Dear seventeen-year-old Andrew
Dear seventeen-year-old Andrew,
You're about to make a lot of really dumb choices.
It's okay. Really. I understand why. Or at least, I understand now. A little something you never learned was how to be in the water without drowning yourself; how to play chicken with the train without convincing yourself you could stare it down.
But all of those voids inside you won't be filled with drugs or alcohol or women or fantastic stories of death defiance. There's no prize for the person least fulfilled by life, despite even your best attempts. And nobody you love will ever be able to beat those demons out of you, so you better learn to raise your own fists.
If only you understood how different things become when you grow older. How fuzzier the lens and less scary the monsters beneath the microscope. I wish I could give you a hug. I wish I could tell you that it's going to be okay. That you just have to hold it together for a little while longer, and that great things would be coming your way.
At about this time of the night nineteen years ago, you were sitting on a car hood getting stoned with your friend, Rob, out at Washburn heights. I remember he turned to you and asked you if you were okay, and you said that you wanted to die. I'll never forget how livid he was; how angry and pissed off. "How dare you?" he asked me. How dare I. How dare I when she fought so hard?

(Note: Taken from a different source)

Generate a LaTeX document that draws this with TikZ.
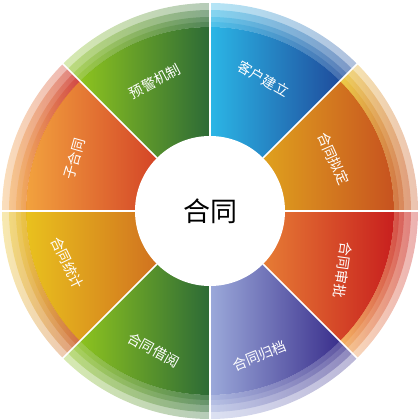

And so for better or worse, here I am. And there you are, in this picture, staring at your mother on her deathbed. And we're two different people. And that's okay, too. I've learned to forgive you your mistakes because you didn't know. You tried, but you were a kid. Frightened and as alone as you'd ever been, and your world had turned upside down. Your life had become a nightmare.
Tonight I'm thinking less of mom's death and more about you. I find myself wishing you a good evening nineteen years ago, a stolid moment of silence, and a peace that has--so far--remained elusive all this time later.
Things only get harder from here. That's just the nature of life. That's just the way you've chosen to live. You've defied and refused to be consoled in favor of holding the truth in one hand and a pen in the other. It doesn't matter where it takes you, it doesn't matter the beauty you write or don't write; it doesn't matter the fires you burn or the ones you extinguish--so long as you know why you chose to go that way.